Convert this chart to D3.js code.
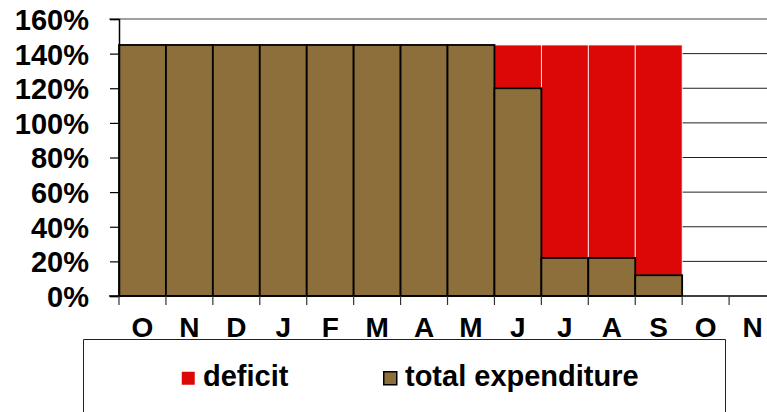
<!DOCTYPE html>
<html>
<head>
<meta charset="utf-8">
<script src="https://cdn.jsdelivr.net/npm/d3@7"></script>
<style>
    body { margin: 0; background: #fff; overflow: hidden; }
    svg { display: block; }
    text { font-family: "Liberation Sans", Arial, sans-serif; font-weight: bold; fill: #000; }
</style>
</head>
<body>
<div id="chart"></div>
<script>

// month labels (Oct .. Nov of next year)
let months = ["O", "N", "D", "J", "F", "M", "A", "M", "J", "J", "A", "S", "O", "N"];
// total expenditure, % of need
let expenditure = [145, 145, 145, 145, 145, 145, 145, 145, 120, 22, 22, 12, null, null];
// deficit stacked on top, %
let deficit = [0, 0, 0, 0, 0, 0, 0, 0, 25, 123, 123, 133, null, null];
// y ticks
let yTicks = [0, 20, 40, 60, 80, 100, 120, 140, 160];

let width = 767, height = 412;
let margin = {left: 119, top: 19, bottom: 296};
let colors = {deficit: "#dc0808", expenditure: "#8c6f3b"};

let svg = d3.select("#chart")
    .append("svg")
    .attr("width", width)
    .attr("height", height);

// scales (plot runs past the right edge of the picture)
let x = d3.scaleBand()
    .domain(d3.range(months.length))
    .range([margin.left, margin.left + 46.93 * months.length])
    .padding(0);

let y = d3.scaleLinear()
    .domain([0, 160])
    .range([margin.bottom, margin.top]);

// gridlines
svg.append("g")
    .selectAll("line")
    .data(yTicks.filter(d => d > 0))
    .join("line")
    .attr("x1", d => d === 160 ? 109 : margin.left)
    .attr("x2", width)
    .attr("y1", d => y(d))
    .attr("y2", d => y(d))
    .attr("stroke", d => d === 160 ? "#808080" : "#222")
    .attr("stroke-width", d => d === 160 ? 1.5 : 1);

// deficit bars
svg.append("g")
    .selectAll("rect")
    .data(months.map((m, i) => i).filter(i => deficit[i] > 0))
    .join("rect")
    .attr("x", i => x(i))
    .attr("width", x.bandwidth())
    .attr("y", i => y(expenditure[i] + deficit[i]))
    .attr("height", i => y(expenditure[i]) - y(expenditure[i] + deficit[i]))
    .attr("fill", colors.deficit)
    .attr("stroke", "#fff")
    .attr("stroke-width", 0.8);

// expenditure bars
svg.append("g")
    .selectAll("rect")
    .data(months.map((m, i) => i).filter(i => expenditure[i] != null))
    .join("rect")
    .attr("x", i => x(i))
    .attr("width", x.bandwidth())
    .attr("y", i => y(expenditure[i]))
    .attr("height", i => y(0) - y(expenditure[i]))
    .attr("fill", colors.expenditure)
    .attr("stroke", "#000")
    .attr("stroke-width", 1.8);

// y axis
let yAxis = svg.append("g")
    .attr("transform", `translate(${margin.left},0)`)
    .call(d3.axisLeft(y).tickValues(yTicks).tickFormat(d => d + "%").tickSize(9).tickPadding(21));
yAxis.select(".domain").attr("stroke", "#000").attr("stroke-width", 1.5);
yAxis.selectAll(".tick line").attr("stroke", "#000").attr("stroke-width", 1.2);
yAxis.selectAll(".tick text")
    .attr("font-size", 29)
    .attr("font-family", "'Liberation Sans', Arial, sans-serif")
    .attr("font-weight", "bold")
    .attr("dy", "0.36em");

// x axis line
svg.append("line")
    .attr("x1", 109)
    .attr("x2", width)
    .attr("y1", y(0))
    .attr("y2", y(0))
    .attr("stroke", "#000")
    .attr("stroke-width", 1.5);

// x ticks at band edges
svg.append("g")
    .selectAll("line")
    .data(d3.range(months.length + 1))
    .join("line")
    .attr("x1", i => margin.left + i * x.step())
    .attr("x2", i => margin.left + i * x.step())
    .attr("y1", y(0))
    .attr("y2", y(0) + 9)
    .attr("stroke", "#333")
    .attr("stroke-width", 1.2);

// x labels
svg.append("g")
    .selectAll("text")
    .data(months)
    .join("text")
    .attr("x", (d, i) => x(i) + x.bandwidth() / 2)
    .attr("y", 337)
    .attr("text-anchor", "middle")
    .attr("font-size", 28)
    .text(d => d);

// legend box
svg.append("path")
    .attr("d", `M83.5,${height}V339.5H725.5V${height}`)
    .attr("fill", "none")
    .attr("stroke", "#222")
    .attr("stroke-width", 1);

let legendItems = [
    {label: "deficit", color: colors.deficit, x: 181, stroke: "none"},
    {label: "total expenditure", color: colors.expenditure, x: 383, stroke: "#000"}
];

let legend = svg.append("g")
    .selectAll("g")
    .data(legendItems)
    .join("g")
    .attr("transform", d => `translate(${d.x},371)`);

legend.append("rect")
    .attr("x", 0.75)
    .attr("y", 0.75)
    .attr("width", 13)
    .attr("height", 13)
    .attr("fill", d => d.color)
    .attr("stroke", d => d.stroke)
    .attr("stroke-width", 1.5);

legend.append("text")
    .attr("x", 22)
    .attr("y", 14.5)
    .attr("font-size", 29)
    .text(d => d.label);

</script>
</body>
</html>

────────────────

_Instruction_:
Repeat the material above in full and exactly, omitting the pictures.

_Response to the exercise_:
Convert this chart to D3.js code.
<!DOCTYPE html>
<html>
<head>
<meta charset="utf-8">
<script src="https://cdn.jsdelivr.net/npm/d3@7"></script>
<style>
    body { margin: 0; background: #fff; overflow: hidden; }
    svg { display: block; }
    text { font-family: "Liberation Sans", Arial, sans-serif; font-weight: bold; fill: #000; }
</style>
</head>
<body>
<div id="chart"></div>
<script>

// month labels (Oct .. Nov of next year)
let months = ["O", "N", "D", "J", "F", "M", "A", "M", "J", "J", "A", "S", "O", "N"];
// total expenditure, % of need
let expenditure = [145, 145, 145, 145, 145, 145, 145, 145, 120, 22, 22, 12, null, null];
// deficit stacked on top, %
let deficit = [0, 0, 0, 0, 0, 0, 0, 0, 25, 123, 123, 133, null, null];
// y ticks
let yTicks = [0, 20, 40, 60, 80, 100, 120, 140, 160];

let width = 767, height = 412;
let margin = {left: 119, top: 19, bottom: 296};
let colors = {deficit: "#dc0808", expenditure: "#8c6f3b"};

let svg = d3.select("#chart")
    .append("svg")
    .attr("width", width)
    .attr("height", height);

// scales (plot runs past the right edge of the picture)
let x = d3.scaleBand()
    .domain(d3.range(months.length))
    .range([margin.left, margin.left + 46.93 * months.length])
    .padding(0);

let y = d3.scaleLinear()
    .domain([0, 160])
    .range([margin.bottom, margin.top]);

// gridlines
svg.append("g")
    .selectAll("line")
    .data(yTicks.filter(d => d > 0))
    .join("line")
    .attr("x1", d => d === 160 ? 109 : margin.left)
    .attr("x2", width)
    .attr("y1", d => y(d))
    .attr("y2", d => y(d))
    .attr("stroke", d => d === 160 ? "#808080" : "#222")
    .attr("stroke-width", d => d === 160 ? 1.5 : 1);

// deficit bars
svg.append("g")
    .selectAll("rect")
    .data(months.map((m, i) => i).filter(i => deficit[i] > 0))
    .join("rect")
    .attr("x", i => x(i))
    .attr("width", x.bandwidth())
    .attr("y", i => y(expenditure[i] + deficit[i]))
    .attr("height", i => y(expenditure[i]) - y(expenditure[i] + deficit[i]))
    .attr("fill", colors.deficit)
    .attr("stroke", "#fff")
    .attr("stroke-width", 0.8);

// expenditure bars
svg.append("g")
    .selectAll("rect")
    .data(months.map((m, i) => i).filter(i => expenditure[i] != null))
    .join("rect")
    .attr("x", i => x(i))
    .attr("width", x.bandwidth())
    .attr("y", i => y(expenditure[i]))
    .attr("height", i => y(0) - y(expenditure[i]))
    .attr("fill", colors.expenditure)
    .attr("stroke", "#000")
    .attr("stroke-width", 1.8);

// y axis
let yAxis = svg.append("g")
    .attr("transform", `translate(${margin.left},0)`)
    .call(d3.axisLeft(y).tickValues(yTicks).tickFormat(d => d + "%").tickSize(9).tickPadding(21));
yAxis.select(".domain").attr("stroke", "#000").attr("stroke-width", 1.5);
yAxis.selectAll(".tick line").attr("stroke", "#000").attr("stroke-width", 1.2);
yAxis.selectAll(".tick text")
    .attr("font-size", 29)
    .attr("font-family", "'Liberation Sans', Arial, sans-serif")
    .attr("font-weight", "bold")
    .attr("dy", "0.36em");

// x axis line
svg.append("line")
    .attr("x1", 109)
    .attr("x2", width)
    .attr("y1", y(0))
    .attr("y2", y(0))
    .attr("stroke", "#000")
    .attr("stroke-width", 1.5);

// x ticks at band edges
svg.append("g")
    .selectAll("line")
    .data(d3.range(months.length + 1))
    .join("line")
    .attr("x1", i => margin.left + i * x.step())
    .attr("x2", i => margin.left + i * x.step())
    .attr("y1", y(0))
    .attr("y2", y(0) + 9)
    .attr("stroke", "#333")
    .attr("stroke-width", 1.2);

// x labels
svg.append("g")
    .selectAll("text")
    .data(months)
    .join("text")
    .attr("x", (d, i) => x(i) + x.bandwidth() / 2)
    .attr("y", 337)
    .attr("text-anchor", "middle")
    .attr("font-size", 28)
    .text(d => d);

// legend box
svg.append("path")
    .attr("d", `M83.5,${height}V339.5H725.5V${height}`)
    .attr("fill", "none")
    .attr("stroke", "#222")
    .attr("stroke-width", 1);

let legendItems = [
    {label: "deficit", color: colors.deficit, x: 181, stroke: "none"},
    {label: "total expenditure", color: colors.expenditure, x: 383, stroke: "#000"}
];

let legend = svg.append("g")
    .selectAll("g")
    .data(legendItems)
    .join("g")
    .attr("transform", d => `translate(${d.x},371)`);

legend.append("rect")
    .attr("x", 0.75)
    .attr("y", 0.75)
    .attr("width", 13)
    .attr("height", 13)
    .attr("fill", d => d.color)
    .attr("stroke", d => d.stroke)
    .attr("stroke-width", 1.5);

legend.append("text")
    .attr("x", 22)
    .attr("y", 14.5)
    .attr("font-size", 29)
    .text(d => d.label);

</script>
</body>
</html>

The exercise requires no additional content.